McClaughry: Thomas Jefferson and public debt

By John McClaughry

Thomas Jefferson was a fanatic on the subject of sound money. He viewed emissions of paper money with unmitigated horror.

For he saw what we have seen all too often over the past 13 years, and which we must certainly see again before long: a flood of increasingly worthless paper causing “a general demoralization of the nation, a filching from industry of its honest earnings, wherewith to build up palaces, and raise gambling stock for swindlers and shavers, who are to close their career of piracies by fraudulent bankruptcies.”

For Jefferson, deficit spending was simply and unarguably immoral. Government debt would, he believed, lead us into an “English career of debt, corruption and rottenness, closing with revolution.” His prescription was straightforward: hold government expenditures to a minimum, raise the funds to meet those expenditures by taxation, and plan to collect a surplus to extinguish the public debt. He even advocated a constitutional amendment prohibiting the federal government from incurring debt at all and denied that government had the power to make paper money legal tender for private debts.

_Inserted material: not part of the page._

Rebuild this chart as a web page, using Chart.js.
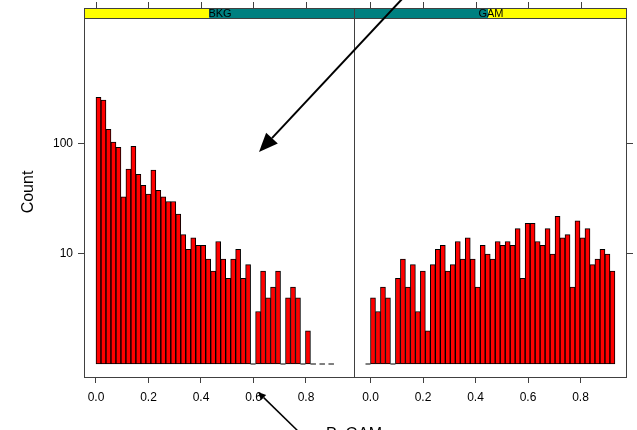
<!DOCTYPE html>
<html>
<head>
<meta charset="utf-8">
<script src="https://cdn.jsdelivr.net/npm/chart.js@4.4.0/dist/chart.umd.min.js"></script>
<style>
  html, body { margin: 0; padding: 0; background: #fff; }
  #wrap { position: relative; width: 637px; height: 430px; overflow: hidden; }
  #gamChart { position: absolute; left: 354px; top: 0; z-index: 1; }
  #bkgChart { position: absolute; left: 0; top: 0; z-index: 2; pointer-events: none; }
</style>
</head>
<body>
<div id="wrap">
  <canvas id="gamChart" width="283" height="430"></canvas>
  <canvas id="bkgChart" width="637" height="430"></canvas>
</div>
<script>
// histogram bins (shared breaks), first bin starts at binStart
const binStart = -0.019;
const binWidth = 0.019;
const panels = ['BKG', 'GAM'];
// null = no bin drawn, 0 = empty bin (drawn as baseline)
const bkgCounts = [null, 266, 251, 136, 104, 93, 33, 59, 95, 53, 42,
    35, 58, 38, 33, 30, 30, 23, 15, 11, 14,
    12, 12, 9, 7, 13, 9, 6, 9, 11, 6,
    8, 0, 3, 7, 4, 5, 7, 0, 4, 5,
    4, 0, 2, 0, 0, 0, 0, 0];
const gamCounts = [0, 4, 3, 5, 4, 0, 6, 9, 5, 8, 3,
    7, 2, 8, 11, 12, 7, 8, 13, 9, 14,
    9, 5, 12, 10, 9, 13, 12, 13, 12, 17,
    6, 19, 19, 13, 12, 17, 10, 22, 14, 15,
    5, 20, 14, 17, 8, 9, 11, 10, 7];
const xTicks = [0, 0.2, 0.4, 0.6, 0.8];
const countTicks = [10, 100];
const countRange = [0.746, 1368];
const xTitle = 'P_GAM';
const yTitle = 'Count';

const FONT = "'Liberation Sans', Arial, sans-serif";
const AXIS = '#404040';

function barData(counts) {
    return counts.map((c, i) => ({
        x: binStart + (i + 0.5) * binWidth,
        y: c ? [1, c] : null
    }));
}

// runs of empty bins -> baseline segments
function zeroData(counts) {
    const pts = [];
    let i = 0;
    while (i < counts.length) {
        if (counts[i] !== 0) { i++; continue; }
        let j = i;
        while (j + 1 < counts.length && counts[j + 1] === 0) j++;
        const lo = binStart + i * binWidth, hi = binStart + (j + 1) * binWidth;
        pts.push({x: lo, y: 1}, {x: hi, y: 1}, {x: hi, y: null});
        i = j + 1;
    }
    return pts;
}

// lattice style strip + panel box + top tick marks
const panelPlugin = {
    id: 'panel',
    afterDraw(chart, args, opts) {
        const {ctx, chartArea: a} = chart;
        const w = a.right - a.left;
        const split = a.left + w * opts.split;
        ctx.save();
        ctx.fillStyle = opts.colors[0];
        ctx.fillRect(a.left, a.top - 10, split - a.left, 10);
        ctx.fillStyle = opts.colors[1];
        ctx.fillRect(split, a.top - 10, a.right - split, 10);
        ctx.strokeStyle = AXIS;
        ctx.lineWidth = 1;
        ctx.strokeRect(a.left - 0.5, a.top - 10.5, w, 10);
        ctx.strokeRect(a.left - 0.5, a.top - 0.5, w, a.bottom - a.top);
        ctx.fillStyle = '#000';
        ctx.font = '11px ' + FONT;
        ctx.textAlign = 'center';
        ctx.textBaseline = 'middle';
        ctx.fillText(opts.label, (a.left + a.right) / 2, a.top - 5);
        const xs = chart.scales.x;
        ctx.beginPath();
        xTicks.forEach(v => {
            const px = Math.round(xs.getPixelForValue(v)) + 0.5;
            ctx.moveTo(px, a.top - 10.5);
            ctx.lineTo(px, a.top - 17);
        });
        ctx.stroke();
        ctx.restore();
    }
};

function arrow(ctx, x0, y0, x1, y1, head, half, lw) {
    const ang = Math.atan2(y1 - y0, x1 - x0);
    const bx = x1 - head * Math.cos(ang), by = y1 - head * Math.sin(ang);
    ctx.lineWidth = lw;
    ctx.beginPath();
    ctx.moveTo(x0, y0);
    ctx.lineTo(bx, by);
    ctx.stroke();
    ctx.beginPath();
    ctx.moveTo(x1, y1);
    ctx.lineTo(bx + half * Math.sin(ang), by - half * Math.cos(ang));
    ctx.lineTo(bx - half * Math.sin(ang), by + half * Math.cos(ang));
    ctx.closePath();
    ctx.fill();
}

// axis titles and the hand drawn arrows, on top of both panels
const overlayPlugin = {
    id: 'overlay',
    afterDraw(chart) {
        const ctx = chart.ctx;
        ctx.save();
        ctx.fillStyle = '#000';
        ctx.strokeStyle = '#000';
        ctx.font = '16px ' + FONT;
        ctx.textAlign = 'center';
        ctx.textBaseline = 'alphabetic';
        ctx.fillText(xTitle, 354, 439);
        ctx.translate(33, 192);
        ctx.rotate(-Math.PI / 2);
        ctx.fillText(yTitle, 0, 0);
        ctx.restore();
        ctx.save();
        ctx.fillStyle = '#000';
        ctx.strokeStyle = '#000';
        arrow(ctx, 403, -2, 259, 152, 19, 8, 2);
        arrow(ctx, 301, 434, 258, 392, 8, 3.5, 1.5);
        ctx.restore();
    }
};

function makePanel(id, counts, panel) {
    const left = panel.side === 'left';
    return new Chart(document.getElementById(id), {
        type: 'bar',
        data: {
            datasets: [{
                data: barData(counts),
                backgroundColor: '#ff0000',
                borderColor: '#000000',
                borderWidth: 1,
                borderSkipped: false,
                barPercentage: 1,
                categoryPercentage: 1
            }, {
                type: 'line',
                data: zeroData(counts),
                borderColor: '#000000',
                borderWidth: 1,
                borderDash: [5.5, 3.5],
                pointRadius: 0,
                spanGaps: false
            }]
        },
        options: {
            responsive: false,
            animation: false,
            events: [],
            layout: { padding: left ? {top: 19, right: 282} : {top: 19, left: 1} },
            plugins: {
                legend: { display: false },
                tooltip: { enabled: false },
                panel: { label: panel.label, split: panel.split, colors: panel.colors }
            },
            scales: {
                x: {
                    type: 'linear',
                    min: panel.xMin,
                    max: panel.xMax,
                    offset: false,
                    afterBuildTicks: s => {
                        s.ticks = xTicks.map(v => ({value: v}));
                        s.min = panel.xMin;
                        s.max = panel.xMax;
                    },
                    afterFit: s => { s.height = 52; },
                    ticks: {
                        callback: v => v.toFixed(1),
                        color: '#000',
                        font: { family: FONT, size: 12 },
                        padding: 7,
                        maxRotation: 0,
                        autoSkip: false
                    },
                    grid: { offset: false, drawOnChartArea: false, drawTicks: true, tickLength: 5, color: AXIS },
                    border: { display: false }
                },
                y: {
                    type: 'logarithmic',
                    position: left ? 'left' : 'right',
                    min: countRange[0],
                    max: countRange[1],
                    afterBuildTicks: s => {
                        s.ticks = countTicks.map(v => ({value: v}));
                        s.min = countRange[0];
                        s.max = countRange[1];
                    },
                    afterFit: s => { s.width = left ? 85 : 10; },
                    ticks: {
                        callback: v => left ? String(v) : '',
                        color: '#000',
                        font: { family: FONT, size: 12 },
                        padding: 5
                    },
                    grid: { drawOnChartArea: false, drawTicks: true, tickLength: left ? 7 : 6, color: AXIS },
                    border: { display: false }
                }
            }
        },
        plugins: left ? [panelPlugin, overlayPlugin] : [panelPlugin]
    });
}

makePanel('gamChart', gamCounts, {
    side: 'right', label: panels[1], split: 0.49,
    colors: ['#008080', '#ffff00'], xMin: -0.059, xMax: 0.977
});
makePanel('bkgChart', bkgCounts, {
    side: 'left', label: panels[0], split: 0.46,
    colors: ['#ffff00', '#008080'], xMin: -0.0419, xMax: 0.9867
});
</script>
</body>
</html>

When our present day leaders — of both parties — accept the idea that they can run enormous federal deficits year after year, when they accept the idea that printing new money is less painful than cutting spending or raising taxes, they accept ideas that Jefferson would have branded not only as economically disastrous, but as morally repugnant.

John McClaughry is vice president of the Ethan Allen Institute. Reprinted with permission from the Ethan Allen Institute Blog.

Image courtesy of Public domain

2 thoughts on “McClaughry: Thomas Jefferson and public debt

  1. A footnote to Jefferson’s aversion to public debt was his handling of his own private debt throughout his lifetime…….Jefferson died $107,000 in debt or the equivalent of $2,000,000 today…….His family had to sell Monticello and everything else he owned to pay off his debt…..The sale of Jefferson’s assets couldn’t cover what he owed…….He sadly died bankrupt.

    The irony of all this is that Jefferson’s Monticello, a historic landmark, attracts 440,000 visitors generating $47 million annually for the local economy.

  2. Whoever owns the debt (be they the banks and the brokers and their wealthy clients), they will be the ultimate losers, because they were foolish enough to lend Whimpy the money to buy a hamburger today with nothing more than his promise to ‘gladly pay them back on Tuesday’. But because the hamburger will have been eaten before Tuesday rolls around, the banks and the brokers and their wealthy clients will have only a pile of you know what to show for their investment.

    And as paper money becomes worthless, other currencies will take its place.

    So, choose your ‘big short’ wisely, Grasshopper.